In the past, targeted hip-hop salesmanship has resulted in gangbusters business.

In the late 1980s, marketers for the incendiary rap quintet NWA began peddling the group’s albums from the trunk of a car at Torrance’s Roadium Swap Meet and giving away promotional “merch” to Huntington Beach skateboarders and surfers. Within five years, NWA’s label, Ruthless Records, was one of the most successful in the world.

“Rebels are always opinion makers,” said Ruthless co-founder Jerry Heller.

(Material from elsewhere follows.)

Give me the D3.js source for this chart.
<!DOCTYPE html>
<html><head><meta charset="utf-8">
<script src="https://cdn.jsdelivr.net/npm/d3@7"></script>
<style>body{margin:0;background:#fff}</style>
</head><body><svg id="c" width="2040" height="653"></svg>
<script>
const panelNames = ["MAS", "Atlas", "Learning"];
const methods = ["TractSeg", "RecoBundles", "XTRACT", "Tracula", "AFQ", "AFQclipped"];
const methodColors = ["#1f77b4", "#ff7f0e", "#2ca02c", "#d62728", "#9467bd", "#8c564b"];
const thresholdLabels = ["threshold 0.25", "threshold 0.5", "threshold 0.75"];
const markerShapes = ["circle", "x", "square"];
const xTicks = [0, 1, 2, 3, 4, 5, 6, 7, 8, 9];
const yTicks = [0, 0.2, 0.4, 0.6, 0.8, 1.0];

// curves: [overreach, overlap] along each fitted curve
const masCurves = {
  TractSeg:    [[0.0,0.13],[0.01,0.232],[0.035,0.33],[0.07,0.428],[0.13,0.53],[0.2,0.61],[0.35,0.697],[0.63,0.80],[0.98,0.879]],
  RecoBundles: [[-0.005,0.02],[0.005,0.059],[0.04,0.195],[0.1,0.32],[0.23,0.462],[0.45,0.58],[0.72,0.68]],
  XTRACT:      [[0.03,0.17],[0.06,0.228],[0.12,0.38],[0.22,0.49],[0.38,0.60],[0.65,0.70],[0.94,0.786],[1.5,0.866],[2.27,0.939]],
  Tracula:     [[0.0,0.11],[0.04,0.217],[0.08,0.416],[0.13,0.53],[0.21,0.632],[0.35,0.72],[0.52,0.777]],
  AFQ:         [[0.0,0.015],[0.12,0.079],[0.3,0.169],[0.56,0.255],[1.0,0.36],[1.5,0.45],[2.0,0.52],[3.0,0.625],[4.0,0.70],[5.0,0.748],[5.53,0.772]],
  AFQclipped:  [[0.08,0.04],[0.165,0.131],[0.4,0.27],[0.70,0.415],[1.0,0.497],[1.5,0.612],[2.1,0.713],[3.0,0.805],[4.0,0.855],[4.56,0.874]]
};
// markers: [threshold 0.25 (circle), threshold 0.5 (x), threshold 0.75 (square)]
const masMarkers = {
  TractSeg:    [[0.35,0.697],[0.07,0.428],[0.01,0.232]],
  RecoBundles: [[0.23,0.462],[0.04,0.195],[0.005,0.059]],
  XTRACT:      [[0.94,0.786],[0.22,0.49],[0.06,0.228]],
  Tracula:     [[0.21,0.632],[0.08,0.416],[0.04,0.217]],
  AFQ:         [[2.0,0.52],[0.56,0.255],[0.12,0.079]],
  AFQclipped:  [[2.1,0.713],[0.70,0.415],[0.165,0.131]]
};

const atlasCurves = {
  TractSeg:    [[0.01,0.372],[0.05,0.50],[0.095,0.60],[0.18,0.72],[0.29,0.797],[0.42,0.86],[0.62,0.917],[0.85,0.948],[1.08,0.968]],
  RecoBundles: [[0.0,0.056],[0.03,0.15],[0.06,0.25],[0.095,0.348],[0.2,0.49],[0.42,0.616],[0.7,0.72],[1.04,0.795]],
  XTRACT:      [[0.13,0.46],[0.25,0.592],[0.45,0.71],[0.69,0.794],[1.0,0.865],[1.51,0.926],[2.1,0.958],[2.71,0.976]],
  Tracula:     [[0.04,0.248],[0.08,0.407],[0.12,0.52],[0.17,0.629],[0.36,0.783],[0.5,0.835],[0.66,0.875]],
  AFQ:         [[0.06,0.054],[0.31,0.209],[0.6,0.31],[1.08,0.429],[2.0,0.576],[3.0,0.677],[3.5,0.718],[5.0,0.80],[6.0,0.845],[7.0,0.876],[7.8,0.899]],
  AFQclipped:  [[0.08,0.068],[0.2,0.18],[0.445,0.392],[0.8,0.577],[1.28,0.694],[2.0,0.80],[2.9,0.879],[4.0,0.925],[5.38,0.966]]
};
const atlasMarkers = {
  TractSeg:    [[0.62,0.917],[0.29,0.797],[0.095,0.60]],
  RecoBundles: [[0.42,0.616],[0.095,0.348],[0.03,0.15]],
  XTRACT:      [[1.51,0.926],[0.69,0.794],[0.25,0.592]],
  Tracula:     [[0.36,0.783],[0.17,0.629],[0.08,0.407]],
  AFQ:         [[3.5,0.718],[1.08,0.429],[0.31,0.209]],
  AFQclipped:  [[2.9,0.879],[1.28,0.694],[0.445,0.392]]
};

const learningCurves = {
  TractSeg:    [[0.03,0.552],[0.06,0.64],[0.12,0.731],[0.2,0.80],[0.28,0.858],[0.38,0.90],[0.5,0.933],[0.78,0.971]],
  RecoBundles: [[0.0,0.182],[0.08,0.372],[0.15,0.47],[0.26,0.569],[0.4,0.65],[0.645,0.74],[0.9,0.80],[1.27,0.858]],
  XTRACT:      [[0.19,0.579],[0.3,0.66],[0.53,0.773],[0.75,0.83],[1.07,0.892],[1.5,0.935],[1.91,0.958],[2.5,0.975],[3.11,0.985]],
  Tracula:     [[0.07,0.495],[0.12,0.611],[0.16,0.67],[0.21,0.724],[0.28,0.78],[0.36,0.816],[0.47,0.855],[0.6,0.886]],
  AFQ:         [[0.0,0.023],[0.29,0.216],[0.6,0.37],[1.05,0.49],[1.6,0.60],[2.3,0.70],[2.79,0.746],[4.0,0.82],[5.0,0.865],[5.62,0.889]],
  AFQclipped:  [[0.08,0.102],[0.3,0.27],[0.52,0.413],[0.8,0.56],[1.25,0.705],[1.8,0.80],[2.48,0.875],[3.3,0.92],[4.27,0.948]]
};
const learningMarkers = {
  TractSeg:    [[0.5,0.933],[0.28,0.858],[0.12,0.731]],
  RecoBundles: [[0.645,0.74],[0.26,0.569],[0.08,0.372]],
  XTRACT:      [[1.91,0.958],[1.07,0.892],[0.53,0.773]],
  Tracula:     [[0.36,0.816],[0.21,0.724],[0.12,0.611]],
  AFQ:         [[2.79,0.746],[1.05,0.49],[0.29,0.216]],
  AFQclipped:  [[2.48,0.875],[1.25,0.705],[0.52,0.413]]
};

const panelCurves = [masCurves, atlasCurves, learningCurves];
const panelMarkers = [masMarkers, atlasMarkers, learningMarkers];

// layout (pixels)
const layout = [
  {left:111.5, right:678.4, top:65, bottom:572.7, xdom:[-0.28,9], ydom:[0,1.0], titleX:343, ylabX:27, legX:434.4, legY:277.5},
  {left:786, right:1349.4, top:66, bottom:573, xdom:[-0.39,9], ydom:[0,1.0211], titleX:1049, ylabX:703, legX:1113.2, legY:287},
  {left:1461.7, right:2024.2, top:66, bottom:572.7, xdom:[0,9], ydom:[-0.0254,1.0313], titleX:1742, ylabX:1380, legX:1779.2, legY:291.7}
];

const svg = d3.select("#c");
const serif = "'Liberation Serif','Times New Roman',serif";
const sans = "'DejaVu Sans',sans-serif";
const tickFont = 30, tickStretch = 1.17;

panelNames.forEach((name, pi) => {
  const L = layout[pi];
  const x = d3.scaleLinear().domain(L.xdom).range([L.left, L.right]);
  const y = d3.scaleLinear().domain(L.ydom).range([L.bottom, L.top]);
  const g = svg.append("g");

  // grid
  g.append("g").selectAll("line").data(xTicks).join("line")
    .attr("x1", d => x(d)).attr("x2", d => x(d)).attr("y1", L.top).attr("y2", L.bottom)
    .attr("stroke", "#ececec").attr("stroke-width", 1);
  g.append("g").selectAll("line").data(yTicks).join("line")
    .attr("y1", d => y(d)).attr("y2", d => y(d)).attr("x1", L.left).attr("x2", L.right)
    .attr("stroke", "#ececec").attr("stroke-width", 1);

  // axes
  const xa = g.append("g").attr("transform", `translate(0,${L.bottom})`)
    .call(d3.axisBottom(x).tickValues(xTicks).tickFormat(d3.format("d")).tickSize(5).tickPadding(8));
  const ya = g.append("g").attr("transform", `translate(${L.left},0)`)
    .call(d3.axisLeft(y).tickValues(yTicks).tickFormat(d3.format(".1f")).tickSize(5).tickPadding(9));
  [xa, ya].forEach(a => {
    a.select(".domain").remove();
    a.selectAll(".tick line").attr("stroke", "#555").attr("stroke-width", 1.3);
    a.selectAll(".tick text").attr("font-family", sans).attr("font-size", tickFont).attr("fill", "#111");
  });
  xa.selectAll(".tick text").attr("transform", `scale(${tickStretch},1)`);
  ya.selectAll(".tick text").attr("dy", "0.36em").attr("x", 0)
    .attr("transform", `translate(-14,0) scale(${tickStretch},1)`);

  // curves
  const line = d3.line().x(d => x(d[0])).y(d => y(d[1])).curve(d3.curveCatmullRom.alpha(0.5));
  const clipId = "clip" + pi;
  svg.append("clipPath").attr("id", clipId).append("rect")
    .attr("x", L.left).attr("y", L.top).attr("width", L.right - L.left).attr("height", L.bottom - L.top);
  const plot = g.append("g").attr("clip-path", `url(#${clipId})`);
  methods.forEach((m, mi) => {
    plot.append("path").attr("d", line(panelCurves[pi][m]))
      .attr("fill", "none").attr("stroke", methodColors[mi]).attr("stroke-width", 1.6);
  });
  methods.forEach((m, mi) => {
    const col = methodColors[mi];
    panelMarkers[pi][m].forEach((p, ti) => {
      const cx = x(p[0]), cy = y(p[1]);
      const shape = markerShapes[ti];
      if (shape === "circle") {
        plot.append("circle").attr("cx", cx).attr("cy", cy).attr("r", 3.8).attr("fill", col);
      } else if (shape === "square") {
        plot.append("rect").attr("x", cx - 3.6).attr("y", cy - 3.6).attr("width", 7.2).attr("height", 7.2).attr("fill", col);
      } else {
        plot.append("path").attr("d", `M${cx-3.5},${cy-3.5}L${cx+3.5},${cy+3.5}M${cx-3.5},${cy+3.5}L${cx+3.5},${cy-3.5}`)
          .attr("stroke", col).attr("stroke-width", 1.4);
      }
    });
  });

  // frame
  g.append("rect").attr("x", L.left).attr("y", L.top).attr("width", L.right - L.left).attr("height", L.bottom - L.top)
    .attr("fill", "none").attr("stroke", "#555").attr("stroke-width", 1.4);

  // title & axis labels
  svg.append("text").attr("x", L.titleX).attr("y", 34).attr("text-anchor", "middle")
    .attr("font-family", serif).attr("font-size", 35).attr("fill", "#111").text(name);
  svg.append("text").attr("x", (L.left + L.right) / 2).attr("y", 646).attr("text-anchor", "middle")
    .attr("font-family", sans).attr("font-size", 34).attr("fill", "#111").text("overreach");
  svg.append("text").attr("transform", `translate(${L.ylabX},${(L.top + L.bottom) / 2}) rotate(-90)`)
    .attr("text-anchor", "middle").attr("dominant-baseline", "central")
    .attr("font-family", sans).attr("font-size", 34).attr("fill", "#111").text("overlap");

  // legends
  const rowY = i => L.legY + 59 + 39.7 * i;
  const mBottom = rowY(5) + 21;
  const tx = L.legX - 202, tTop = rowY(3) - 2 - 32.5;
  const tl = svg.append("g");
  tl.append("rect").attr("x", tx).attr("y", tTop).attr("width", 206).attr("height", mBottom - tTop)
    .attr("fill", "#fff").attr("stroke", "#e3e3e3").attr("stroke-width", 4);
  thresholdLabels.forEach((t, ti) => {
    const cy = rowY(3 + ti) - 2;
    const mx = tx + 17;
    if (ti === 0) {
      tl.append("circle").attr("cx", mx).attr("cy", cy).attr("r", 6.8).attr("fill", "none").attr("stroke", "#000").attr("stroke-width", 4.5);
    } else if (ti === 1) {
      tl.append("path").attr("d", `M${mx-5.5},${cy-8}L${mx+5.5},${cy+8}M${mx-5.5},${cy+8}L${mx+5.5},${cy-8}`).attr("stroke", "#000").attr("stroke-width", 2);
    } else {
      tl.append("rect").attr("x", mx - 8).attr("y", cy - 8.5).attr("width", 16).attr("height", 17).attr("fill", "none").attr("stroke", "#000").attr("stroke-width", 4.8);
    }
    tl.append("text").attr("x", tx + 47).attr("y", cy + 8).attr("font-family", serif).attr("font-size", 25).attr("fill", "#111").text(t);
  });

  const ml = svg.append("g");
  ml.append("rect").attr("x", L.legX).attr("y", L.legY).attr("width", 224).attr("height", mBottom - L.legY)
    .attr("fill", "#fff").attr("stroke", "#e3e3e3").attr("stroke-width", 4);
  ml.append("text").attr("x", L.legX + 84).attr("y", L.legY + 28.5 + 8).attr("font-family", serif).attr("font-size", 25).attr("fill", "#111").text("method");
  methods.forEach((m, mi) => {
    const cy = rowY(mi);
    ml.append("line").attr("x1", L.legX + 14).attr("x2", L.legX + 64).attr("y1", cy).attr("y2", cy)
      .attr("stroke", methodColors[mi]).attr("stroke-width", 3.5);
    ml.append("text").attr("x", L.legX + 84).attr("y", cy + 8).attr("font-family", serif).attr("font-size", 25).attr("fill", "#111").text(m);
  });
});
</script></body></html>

A respectable album run inside prison means selling as few as 1,000 cassettes. (Although rules vary from state to state, CDs are banned in most maximum-security facilities because of their potential as weapons.) In recent years, RBC’s prison marketing has resulted in underground hits for Compton rapper-producer DJ Quik -- now serving a five-month sentence for assault -- and Memphis rapper 8 Ball. To hear it from the company’s executives, a cellblock hit can lead to outside sales of up to 300,000 copies: major success for an independent record label like Woodpile’s imprint, West Coast Mafia Records.

With 2.2 million people incarcerated in America -- an estimated 548,000 of them African American and between the ages of 20 and 39 -- the penitentiary has come to take on an almost mystical importance within hip-hop, with its African American roots.

Nelson George, author of “Hip Hop America,” says prison is an indivisible part of the black experience. “In this country, black people have been getting incarcerated justly and unjustly since we got here,” he said. “The prison system has impacted black culture. And its influence on hip-hop is a subset of that.”

Of course, hip-hop artists who have never seen the inside of a cell, including Kanye West and the Black Eyed Peas, regularly top the pop charts. But in recent years, the number of rap stars being incarcerated has skyrocketed, and the notion of the clink as a kind of “finishing school of hard knocks” persists in gangsta rap.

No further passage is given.